Written by Robert Valentine, Senior Lecturer of Advertising and contributing writer
So, like, I am almost totally, like, you know, like, mad about a couple of, like, small words, you know? Really.
Right now you have no idea what this column is about. You have, like, twenty words, but you are still just as uninformed. In essence, you have wasted this small portion of your life because what you read cannot be interpreted in any human language. That’s what irritates me, and it should irritate you, as well.
The “like” problem is very old. Americans have been abusing that poor little word for decades. Some modern speakers use “like” as you would any other non-fluency. That is, it’s a little place holder to keep your speech flowing while your brain tries to decide what you want to communicate.

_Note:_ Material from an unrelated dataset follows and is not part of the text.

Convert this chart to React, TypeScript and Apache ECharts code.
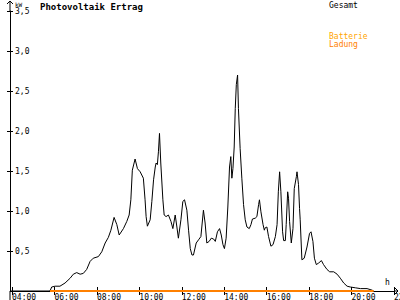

For example: “So, I’m all, like, totally, like, bummed, right?”
I barely even know what you’re talking about. You should have simply said, “I’m very upset.”
We are assuming here that being “bummed” is some vague reference to being distressed. We also assume there are degrees of “bummedness” ranging from the “slightly bummed” to the “totally bummed.” Beyond total “bummedness” there can be no other comparative. Total is “total,” right?
People use the word “like” to indicate a variety of things which cannot be clearly understood. If someone says “So, he was all, like, ‘I don’t know,’” you don’t know much. Did he actually say “I don’t know,” or did he indicate his lack of knowledge by being “like” something. Was it in his body language? His facial expression?
We don’t know – the speaker has wasted our time.
And who destroyed the pleasant little word “so?” Even allegedly skilled users of the language, such as the commentators on National Public Radio, have taken to beginning every answer with the word. So, what?
If you ask, “Will the President support the new immigration bill,” you would like to hear something definitive. “I don’t know” would be another choice and probably a pretty good one compared to what we often receive.
Instead, we get this: “So, the President has said many times he wants a new bill, and has been, like, ‘We need this,’ but we can’t tell.”
What’s wrong with saying “The President has often said he wants a new bill, but we have no idea whether he will support one or not.” That would be, like, understandable, right?
“So,” says the dictionary, is either an adverb (“I’m so tired!”) or a conjunction (“I hurt my wrist so I went to the ER.”); neither of those words belong at the beginning of a new sentence.
I know what you’re thinking: “So, like, c’mon, Bob; like, you totally know what I mean!”
And thereby hangs a tale. I do not know what you mean. I know you are talking at something, but not getting there. I know you feel you have something to say, but you aren’t saying it. I might even feel that I grasp some sense of the, like, meaning, but, like, not totally, which is why I’m, like, bummed.
Lately, I’ve started using “so” at the beginning of sentences. So, I’m, like, totally bummed, right?
At the university level, we deal in words. Words carry ideas, so they have to be carefully handled or the ideas won’t make it from one mind to another. That transfer of ideas is why we all came here.
We can use words in a way that will clarify, not confuse. We can, and we must.
So let’s give it a shot, right? That way we won’t all be, like, you know, stupid and stuff.